What the exercise asks:
Take the lines from the top down to and including the one with "yticks = [0.0, 0.2, 0.4, 0.6, 0.8, 1.0, 1.2]" and repeat them exactly. Omit images.

===== Data segment

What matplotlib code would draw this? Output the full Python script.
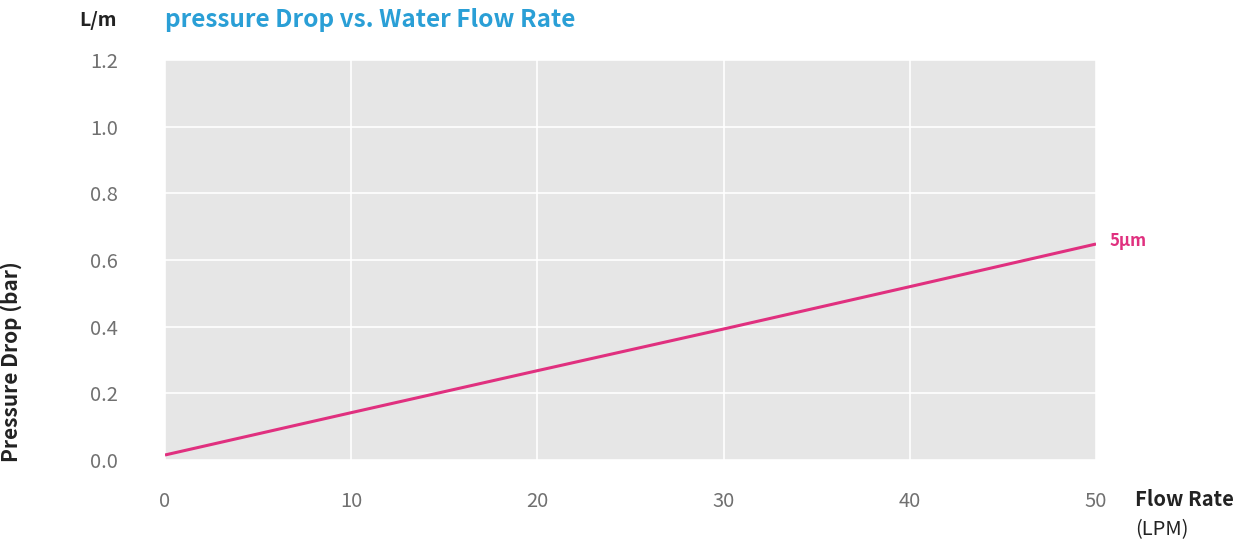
import matplotlib.pyplot as plt
import numpy as np

plt.rcParams['font.family'] = ['Noto Sans CJK KR', 'DejaVu Sans']

flow = [0, 10, 20, 30, 40, 50]
drop = [0.015, 0.142, 0.268, 0.393, 0.52, 0.648]
xticks = [0, 10, 20, 30, 40, 50]
yticks = [0.0, 0.2, 0.4, 0.6, 0.8, 1.0, 1.2]

pink = '#e0307f'
fig = plt.figure(figsize=(12.47, 5.46), dpi=100)
ax = fig.add_axes([165/1247, 86/546, (1096-165)/1247, (460-60)/546])
ax.set_facecolor('#e6e6e6')
ax.plot(flow, drop, color=pink, lw=2.2, solid_capstyle='butt')
ax.set_xlim(0, 50)
ax.set_ylim(0, 1.2)
ax.set_xticks(xticks)
ax.set_yticks(yticks)
ax.set_yticklabels([f'{v:.1f}' for v in yticks])
ax.grid(True, color='white', lw=1.2)
ax.set_axisbelow(True)
for s in ax.spines.values():
    s.set_visible(False)
ax.tick_params(length=0, labelsize=14.5, labelcolor='#707070')
for lbl in ax.get_xticklabels() + ax.get_yticklabels():
    lbl.set_fontweight('light')
ax.tick_params(axis='x', pad=22)
ax.tick_params(axis='y', pad=34)

ax.set_ylabel('Pressure Drop (bar)', fontsize=15, fontweight='bold', color='#222222')
ax.yaxis.set_label_coords((22-165)/931, (460-362)/400)
fig.text(98/1247, 1-20/546, 'L/m', ha='center', va='center', fontsize=14, fontweight='bold', color='#222222')
fig.text(165/1247, 1-20/546, 'pressure Drop vs. Water Flow Rate', ha='left', va='center',
         fontsize=17.5, fontweight='bold', color='#2a9fd6')
ax.annotate('5µm', xy=(50, drop[-1]), xytext=(10, 2), textcoords='offset points',
            ha='left', va='center', fontsize=12, fontweight='bold', color=pink)
fig.text(1135/1247, 1-500/546, 'Flow Rate', ha='left', va='center', fontsize=14.5,
         fontweight='bold', color='#222222')
fig.text(1135/1247, 1-530/546, '(LPM)', ha='left', va='center', fontsize=14.5, color='#222222')

fig.savefig('out.png', dpi=100)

==========

Worked solution:
What matplotlib code would draw this? Output the full Python script.
import matplotlib.pyplot as plt
import numpy as np

plt.rcParams['font.family'] = ['Noto Sans CJK KR', 'DejaVu Sans']

flow = [0, 10, 20, 30, 40, 50]
drop = [0.015, 0.142, 0.268, 0.393, 0.52, 0.648]
xticks = [0, 10, 20, 30, 40, 50]
yticks = [0.0, 0.2, 0.4, 0.6, 0.8, 1.0, 1.2]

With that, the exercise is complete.